To the community of Putney, our Town, State and Federal elected officials and other Towns taking up the  work of understanding systemic racism. 

Black Lives Matter Putney

In Jan 2016, the Putney Friends Meeting (Quakers) agreed to hang a Black Lives Matter sign in front of the  Meetinghouse. We also agreed that we wanted to  become a body that is actively involved to make our  Quaker Meeting and our community as a whole, active  participants in the change that needs to happen to  become more anti-racist.  

Part of that understanding is that white people in our  congregation and community need to learn the history  and impact of slavery, segregation, Jim Crow, continuing  disparites in opportunities for housing and education  and mass incarceration of african americans, as a result  of white american denial and indifference. We need to understand  how the resultant white privilege is not simply a matter  of individual acts of blatant violence, but in fact the truth  that unwittingly all white people have inherited systemic  racism. It shows up for all white people, and it is our  responsibility to work on intimate understanding of how  that system of racism plays out all the time in our  interactions with people of color. 

On September 2, Steffen Gillom, President of the  Windham County NAACP, attended a Select Board  meeting in Putney. That meeting, like all public meetings, was recorded and broadcast by Brattleboro Community Television (BCTV). Watching this meeting is a  great example of a person of color speaking up about  systemic racist activity that he had experienced. It took great  courage for him to address a room of white people  about behavior that white people find difficult to acknowledge,  because of the enormous discomfort it provokes in themselves.  

The outcomes of that meeting for Putney were  profound. White participants were able to:

  • Admit their own  moments of unintended racism.
  • Invite one  another into conversation and study about systemic  racism, at a time when talking openly about race is still  almost impossible for white people to do.
  • Challenge one another to step up our game, to examine  closely how people of color are treated in our Town, and  how to begin to recognize how micro-agressions are  currently and actively experienced here.
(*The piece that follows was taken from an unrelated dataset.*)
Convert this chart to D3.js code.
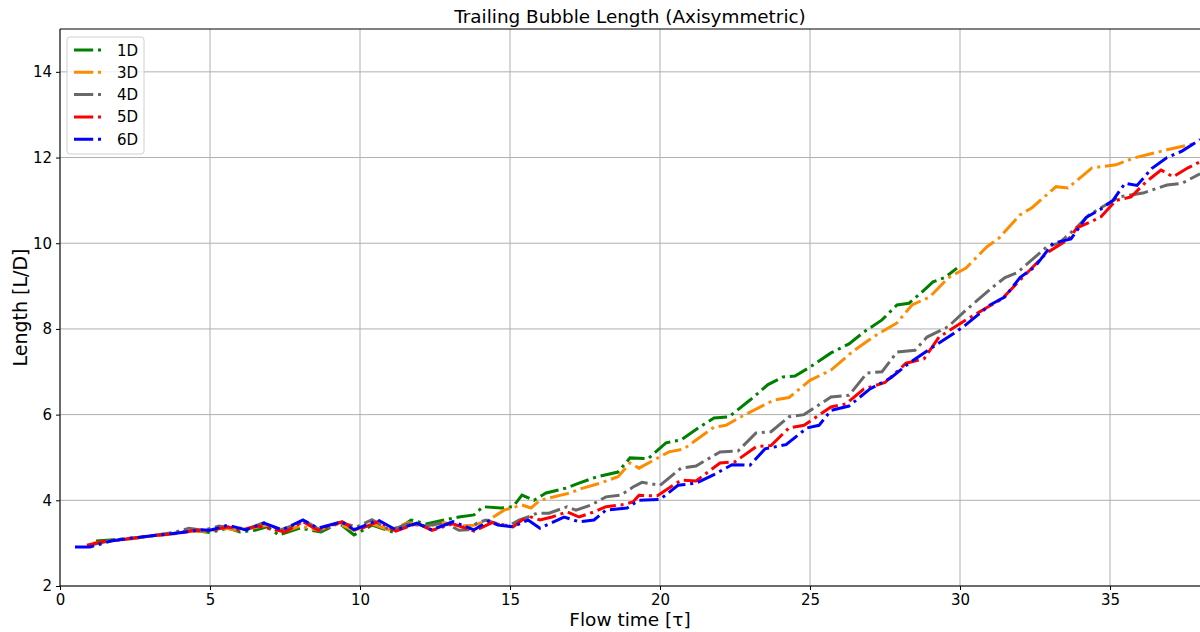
<!DOCTYPE html>
<html>
<head>
<meta charset="utf-8">
<script src="https://cdn.jsdelivr.net/npm/d3@7"></script>
<style>
  body { margin: 0; background: #fff; }
  svg { display: block; font-family: "DejaVu Sans", sans-serif; }
</style>
</head>
<body>
<div class="chart-container"></div>
<script>
const svgWidth = 1200;
const svgHeight = 632;
const margin = {top: 29, right: 0, bottom: 46, left: 60};
const plotW = svgWidth - margin.left - margin.right;
const plotH = svgHeight - margin.top - margin.bottom;

const xTicks = [0, 5, 10, 15, 20, 25, 30, 35];
const yTicks = [2, 4, 6, 8, 10, 12, 14];

// 1D
const t1D = [1.2, 1.8, 2.5, 3.2, 3.9, 4.4, 5.0, 5.6, 6.0, 6.5, 6.9, 7.3, 8.0, 8.7, 9.3, 9.8, 10.4, 11.1, 11.7, 12.2,
  12.8, 13.3, 13.8, 14.1, 14.7, 15.1, 15.4, 15.8, 16.2, 16.9, 17.3, 17.9, 18.6, 19.0, 19.6, 20.2, 20.7, 21.3, 21.8, 22.3,
  23.0, 23.6, 24.1, 24.5, 25.0, 25.7, 26.3, 26.8, 27.4, 27.9, 28.3, 28.7, 29.1, 29.5, 29.9];
const len1D = [3.05, 3.08, 3.12, 3.18, 3.24, 3.3, 3.25, 3.35, 3.26, 3.3, 3.38, 3.19, 3.35, 3.26, 3.47, 3.19, 3.42, 3.26, 3.54, 3.45,
  3.54, 3.61, 3.66, 3.85, 3.82, 3.85, 4.12, 4.0, 4.17, 4.29, 4.4, 4.55, 4.66, 4.99, 4.97, 5.34, 5.41, 5.7, 5.92, 5.95,
  6.34, 6.7, 6.88, 6.9, 7.11, 7.44, 7.65, 7.93, 8.21, 8.56, 8.6, 8.84, 9.1, 9.2, 9.42];

// 3D
const t3D = [1.1, 1.7, 2.4, 3.1, 3.8, 4.4, 4.9, 5.4, 5.9, 6.4, 6.9, 7.5, 8.0, 8.6, 9.3, 9.8, 10.4, 11.0, 11.6, 12.2,
  12.8, 13.3, 13.8, 14.3, 14.8, 15.4, 15.7, 16.0, 16.7, 17.0, 17.4, 18.0, 18.6, 19.0, 19.3, 20.3, 20.8, 21.8, 22.2, 22.7,
  23.8, 24.3, 25.0, 25.7, 26.4, 27.1, 27.9, 28.4, 29.0, 29.6, 30.2, 30.9, 31.3, 32.0, 32.4, 33.2, 33.6, 34.4, 35.2, 35.8,
  36.9, 37.9];
const len3D = [3.0, 3.05, 3.1, 3.17, 3.22, 3.28, 3.28, 3.36, 3.3, 3.35, 3.42, 3.28, 3.4, 3.3, 3.45, 3.3, 3.45, 3.3, 3.48, 3.38,
  3.48, 3.4, 3.42, 3.54, 3.77, 3.89, 3.82, 4.0, 4.12, 4.17, 4.28, 4.4, 4.55, 4.87, 4.75, 5.13, 5.2, 5.71, 5.75, 5.95,
  6.34, 6.4, 6.8, 7.04, 7.46, 7.81, 8.14, 8.56, 8.75, 9.19, 9.42, 9.92, 10.12, 10.66, 10.83, 11.32, 11.29, 11.76, 11.83, 11.99,
  12.18, 12.34];

// 4D
const t4D = [1.0, 1.6, 2.3, 3.0, 3.8, 4.3, 4.8, 5.3, 5.8, 6.3, 6.8, 7.3, 7.8, 8.2, 8.7, 9.3, 9.9, 10.4, 11.0, 11.6,
  12.2, 12.8, 13.3, 13.6, 13.9, 14.2, 14.7, 15.0, 15.3, 15.6, 15.9, 16.3, 16.9, 17.2, 17.7, 18.2, 18.7, 19.1, 19.4, 20.0,
  20.7, 21.2, 22.0, 22.6, 23.2, 23.7, 24.3, 24.8, 25.7, 26.3, 26.9, 27.4, 27.9, 28.5, 28.9, 29.6, 30.2, 31.1, 31.5, 31.9,
  32.9, 33.3, 33.9, 34.3, 35.3, 36.1, 36.9, 37.4, 38.0];
const len4D = [2.95, 3.05, 3.1, 3.17, 3.25, 3.35, 3.3, 3.4, 3.35, 3.35, 3.48, 3.3, 3.42, 3.5, 3.3, 3.48, 3.38, 3.55, 3.3, 3.45,
  3.4, 3.48, 3.3, 3.31, 3.47, 3.54, 3.42, 3.42, 3.54, 3.61, 3.7, 3.7, 3.85, 3.77, 3.89, 4.08, 4.12, 4.31, 4.42, 4.35,
  4.75, 4.8, 5.13, 5.15, 5.57, 5.6, 5.95, 6.0, 6.41, 6.45, 6.97, 7.0, 7.46, 7.5, 7.81, 8.05, 8.44, 8.98, 9.2, 9.31,
  9.92, 10.0, 10.38, 10.66, 11.08, 11.17, 11.36, 11.4, 11.62];

// 5D
const t5D = [0.9, 1.5, 2.2, 3.0, 3.8, 4.5, 5.0, 5.6, 6.0, 6.6, 7.5, 8.1, 8.6, 9.4, 9.9, 10.6, 11.2, 11.9, 12.4, 13.1,
  13.8, 14.4, 15.1, 15.4, 15.7, 16.0, 16.4, 16.9, 17.3, 17.8, 18.2, 18.7, 19.1, 19.3, 19.9, 20.7, 21.2, 22.0, 22.5, 23.2,
  23.7, 24.3, 24.8, 25.7, 26.2, 26.8, 27.5, 28.2, 28.8, 29.3, 30.2, 30.9, 31.4, 32.0, 32.9, 33.6, 33.9, 34.3, 34.7, 35.2,
  35.7, 36.2, 36.7, 37.1, 37.6, 38.0];
const len5D = [2.95, 3.05, 3.1, 3.17, 3.22, 3.3, 3.29, 3.38, 3.3, 3.4, 3.26, 3.5, 3.3, 3.5, 3.3, 3.5, 3.28, 3.46, 3.3, 3.45,
  3.28, 3.48, 3.38, 3.54, 3.61, 3.54, 3.61, 3.73, 3.61, 3.73, 3.85, 3.89, 3.96, 4.12, 4.1, 4.47, 4.45, 4.87, 4.9, 5.25,
  5.28, 5.69, 5.75, 6.18, 6.25, 6.6, 6.75, 7.2, 7.3, 7.81, 8.21, 8.5, 8.7, 9.14, 9.78, 10.08, 10.36, 10.48, 10.62, 11.0,
  11.08, 11.43, 11.71, 11.55, 11.76, 11.9];

// 6D
const t6D = [0.5, 1.0, 1.7, 2.4, 3.3, 4.2, 4.7, 5.0, 5.6, 6.2, 6.8, 7.4, 8.1, 8.6, 9.4, 9.8, 10.6, 11.2, 11.9, 12.4,
  13.1, 13.8, 14.3, 14.6, 15.1, 15.6, 16.0, 16.8, 17.3, 17.8, 18.2, 18.9, 19.3, 20.0, 20.6, 21.2, 21.8, 22.4, 23.0, 23.5,
  24.2, 24.9, 25.3, 25.7, 26.3, 27.0, 27.7, 28.3, 29.1, 29.8, 30.2, 31.0, 31.5, 32.0, 32.5, 33.1, 33.7, 34.2, 34.7, 35.1,
  35.5, 35.9, 36.4, 36.9, 37.4, 38.0];
const len6D = [2.91, 2.91, 3.05, 3.12, 3.19, 3.26, 3.31, 3.3, 3.42, 3.31, 3.47, 3.31, 3.54, 3.35, 3.5, 3.31, 3.54, 3.31, 3.47, 3.31,
  3.5, 3.31, 3.52, 3.42, 3.38, 3.54, 3.35, 3.61, 3.5, 3.54, 3.77, 3.82, 4.0, 4.02, 4.35, 4.4, 4.6, 4.83, 4.82, 5.2,
  5.3, 5.69, 5.75, 6.1, 6.2, 6.6, 6.86, 7.2, 7.58, 7.9, 8.1, 8.56, 8.75, 9.2, 9.45, 10.0, 10.1, 10.6, 10.8, 11.0,
  11.4, 11.35, 11.75, 12.0, 12.15, 12.42];

const seriesNames = ["1D", "3D", "4D", "5D", "6D"];
const seriesColors = ["green", "darkorange", "dimgray", "red", "blue"];
const seriesT = [t1D, t3D, t4D, t5D, t6D];
const seriesLen = [len1D, len3D, len4D, len5D, len6D];

const dash = "19.2,4.8,3,4.8";
const fontFam = "DejaVu Sans, sans-serif";

const svg = d3.select(".chart-container")
  .append("svg")
  .attr("width", svgWidth)
  .attr("height", svgHeight);

const x = d3.scaleLinear().domain([0, 38]).range([0, plotW]);
const y = d3.scaleLinear().domain([2, 15]).range([plotH, 0]);

const g = svg.append("g").attr("transform", "translate(" + margin.left + "," + margin.top + ")");

svg.append("defs").append("clipPath").attr("id", "clip")
  .append("rect").attr("width", plotW).attr("height", plotH);

// grid
g.append("g")
  .selectAll("line.vg")
  .data(xTicks)
  .enter().append("line")
  .attr("x1", d => x(d)).attr("x2", d => x(d))
  .attr("y1", 0).attr("y2", plotH)
  .attr("stroke", "#b0b0b0").attr("stroke-width", 1);
g.append("g")
  .selectAll("line.hg")
  .data(yTicks)
  .enter().append("line")
  .attr("x1", 0).attr("x2", plotW)
  .attr("y1", d => y(d)).attr("y2", d => y(d))
  .attr("stroke", "#b0b0b0").attr("stroke-width", 1);

// lines
const line = d3.line()
  .x(d => x(d[0]))
  .y(d => y(d[1]));

const lines = g.append("g").attr("clip-path", "url(#clip)");
seriesNames.forEach(function(name, i) {
  const pts = seriesT[i].map((t, k) => [t, seriesLen[i][k]]);
  lines.append("path")
    .datum(pts)
    .attr("d", line)
    .attr("fill", "none")
    .attr("stroke", seriesColors[i])
    .attr("stroke-width", 3)
    .attr("stroke-dasharray", dash);
});

// axes
const xAxis = d3.axisBottom(x).tickValues(xTicks).tickSize(4).tickPadding(4);
const yAxis = d3.axisLeft(y).tickValues(yTicks).tickSize(4).tickPadding(4);

const gx = g.append("g").attr("transform", "translate(0," + plotH + ")").call(xAxis);
const gy = g.append("g").call(yAxis);
[gx, gy].forEach(function(a) {
  a.attr("font-family", fontFam).attr("font-size", 15);
  a.select(".domain").remove();
  a.selectAll("text").attr("fill", "#000");
  a.selectAll("line").attr("stroke", "#000");
});

// spines
g.append("line").attr("x1", 0).attr("x2", 0).attr("y1", 0).attr("y2", plotH).attr("stroke", "#000").attr("stroke-width", 1);
g.append("line").attr("x1", 0).attr("x2", plotW).attr("y1", plotH).attr("y2", plotH).attr("stroke", "#000").attr("stroke-width", 1);
g.append("line").attr("x1", 0).attr("x2", plotW).attr("y1", 0).attr("y2", 0).attr("stroke", "#000").attr("stroke-width", 1);

// titles
svg.append("text")
  .attr("x", margin.left + plotW / 2)
  .attr("y", 23)
  .attr("text-anchor", "middle")
  .style("font-size", "18.4px")
  .text("Trailing Bubble Length (Axisymmetric)");

svg.append("text")
  .attr("x", margin.left + plotW / 2)
  .attr("y", 626)
  .attr("text-anchor", "middle")
  .style("font-size", "18.5px")
  .text("Flow time [τ]");

svg.append("text")
  .attr("transform", "translate(27," + (margin.top + plotH / 2) + ") rotate(-90)")
  .attr("text-anchor", "middle")
  .style("font-size", "19px")
  .text("Length [L/D]");

// legend
const legend = svg.append("g").attr("transform", "translate(67,37)");
legend.append("rect")
  .attr("width", 77).attr("height", 117)
  .attr("rx", 3)
  .attr("fill", "#fff").attr("fill-opacity", 0.8)
  .attr("stroke", "#d0d0d0");
seriesNames.forEach(function(name, i) {
  const ly = 13 + i * 22.3;
  legend.append("line")
    .attr("x1", 7).attr("x2", 34)
    .attr("y1", ly).attr("y2", ly)
    .attr("stroke", seriesColors[i])
    .attr("stroke-width", 3)
    .attr("stroke-dasharray", dash);
  legend.append("text")
    .attr("x", 50).attr("y", ly + 5.5)
    .style("font-size", "15px")
    .text(name);
});
</script>
</body>
</html>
We see it as  helpful and educational as white people, to invite feedback  from people of color to point out racist comments, acts  etc, such as Steffen gave us all at our Select Board  meeting.  

Members of Putney Friends Meeting continue to be  troubled by, and wrestle with, white supremacy. Our  congregation has undertaken reading racial healing 

material (anti-racism) material, sharing with other  Friends Meetings taking up this work, and participating  in local groups working for justice and addressing  systemic racism. 
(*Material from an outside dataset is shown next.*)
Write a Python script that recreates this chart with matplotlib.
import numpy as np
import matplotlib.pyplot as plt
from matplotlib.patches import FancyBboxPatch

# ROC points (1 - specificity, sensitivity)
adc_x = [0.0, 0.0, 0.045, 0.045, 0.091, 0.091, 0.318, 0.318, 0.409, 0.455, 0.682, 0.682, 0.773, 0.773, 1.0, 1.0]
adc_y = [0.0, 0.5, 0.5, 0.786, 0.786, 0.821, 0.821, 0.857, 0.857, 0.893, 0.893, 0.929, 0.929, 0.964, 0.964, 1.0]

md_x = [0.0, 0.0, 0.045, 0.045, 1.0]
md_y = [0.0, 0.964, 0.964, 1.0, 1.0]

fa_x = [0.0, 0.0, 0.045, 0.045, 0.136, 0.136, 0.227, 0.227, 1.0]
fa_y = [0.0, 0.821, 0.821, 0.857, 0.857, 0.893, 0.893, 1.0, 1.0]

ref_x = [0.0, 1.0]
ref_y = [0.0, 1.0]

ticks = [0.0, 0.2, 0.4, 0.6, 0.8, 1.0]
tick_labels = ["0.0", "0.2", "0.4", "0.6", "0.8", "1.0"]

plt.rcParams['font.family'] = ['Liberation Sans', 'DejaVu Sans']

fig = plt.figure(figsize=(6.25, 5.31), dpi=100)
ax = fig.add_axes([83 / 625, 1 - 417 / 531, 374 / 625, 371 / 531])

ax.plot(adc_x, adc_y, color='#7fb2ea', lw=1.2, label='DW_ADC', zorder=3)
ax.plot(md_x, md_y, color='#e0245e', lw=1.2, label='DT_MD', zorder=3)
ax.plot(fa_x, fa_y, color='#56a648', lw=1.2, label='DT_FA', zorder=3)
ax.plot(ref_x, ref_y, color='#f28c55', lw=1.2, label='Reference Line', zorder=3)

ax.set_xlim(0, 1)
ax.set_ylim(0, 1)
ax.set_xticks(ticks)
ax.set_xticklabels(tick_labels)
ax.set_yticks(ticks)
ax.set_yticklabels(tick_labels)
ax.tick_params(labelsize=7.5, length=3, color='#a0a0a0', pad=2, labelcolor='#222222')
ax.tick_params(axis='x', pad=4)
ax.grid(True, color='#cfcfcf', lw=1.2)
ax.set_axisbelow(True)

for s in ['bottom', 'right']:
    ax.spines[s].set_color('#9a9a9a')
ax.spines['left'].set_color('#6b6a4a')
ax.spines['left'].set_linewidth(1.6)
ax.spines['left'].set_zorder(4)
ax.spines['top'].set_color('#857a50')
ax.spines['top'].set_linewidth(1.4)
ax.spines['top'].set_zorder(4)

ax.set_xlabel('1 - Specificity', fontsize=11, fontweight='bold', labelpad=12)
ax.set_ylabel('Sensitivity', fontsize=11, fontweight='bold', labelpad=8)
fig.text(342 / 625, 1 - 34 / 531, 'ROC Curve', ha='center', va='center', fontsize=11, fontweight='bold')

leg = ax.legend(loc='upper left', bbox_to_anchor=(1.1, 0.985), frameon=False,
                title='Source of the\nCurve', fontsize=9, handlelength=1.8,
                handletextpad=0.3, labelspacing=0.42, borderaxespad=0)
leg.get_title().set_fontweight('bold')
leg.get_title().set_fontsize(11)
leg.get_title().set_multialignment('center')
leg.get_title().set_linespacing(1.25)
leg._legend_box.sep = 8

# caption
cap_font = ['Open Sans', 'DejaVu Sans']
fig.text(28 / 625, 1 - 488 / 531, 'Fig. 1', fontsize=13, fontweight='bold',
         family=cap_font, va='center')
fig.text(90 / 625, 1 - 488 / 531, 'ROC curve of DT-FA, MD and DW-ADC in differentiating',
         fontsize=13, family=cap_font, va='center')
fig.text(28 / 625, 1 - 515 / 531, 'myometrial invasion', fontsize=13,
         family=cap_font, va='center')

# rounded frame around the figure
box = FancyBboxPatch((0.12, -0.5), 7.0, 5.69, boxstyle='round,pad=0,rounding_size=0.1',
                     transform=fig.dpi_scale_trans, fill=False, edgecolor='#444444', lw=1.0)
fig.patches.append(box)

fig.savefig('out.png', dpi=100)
Putney Friends Meeting will do the following:

  • We will join in the community with continual work on  systemic racism by supporting conversations and action  that do just that.
  •  We will participate in Town wide book groups.
  •  We will support the Equity and Inclusion Committee.
  • We encourage the Select Board to take up active anti racism training as a model of getting educated about  how systemic racism works in Vermont.
  • We will encourage our membership to join the  September 27 Black Lives Matter street painting in Putney. 

We appreciate that mistakes are essential to learning,  and the real question is how we are creating a trusting  enough Town, where honest feedback from people of  color can be heard, believed and responded to by our  largely white community. This is for all of us.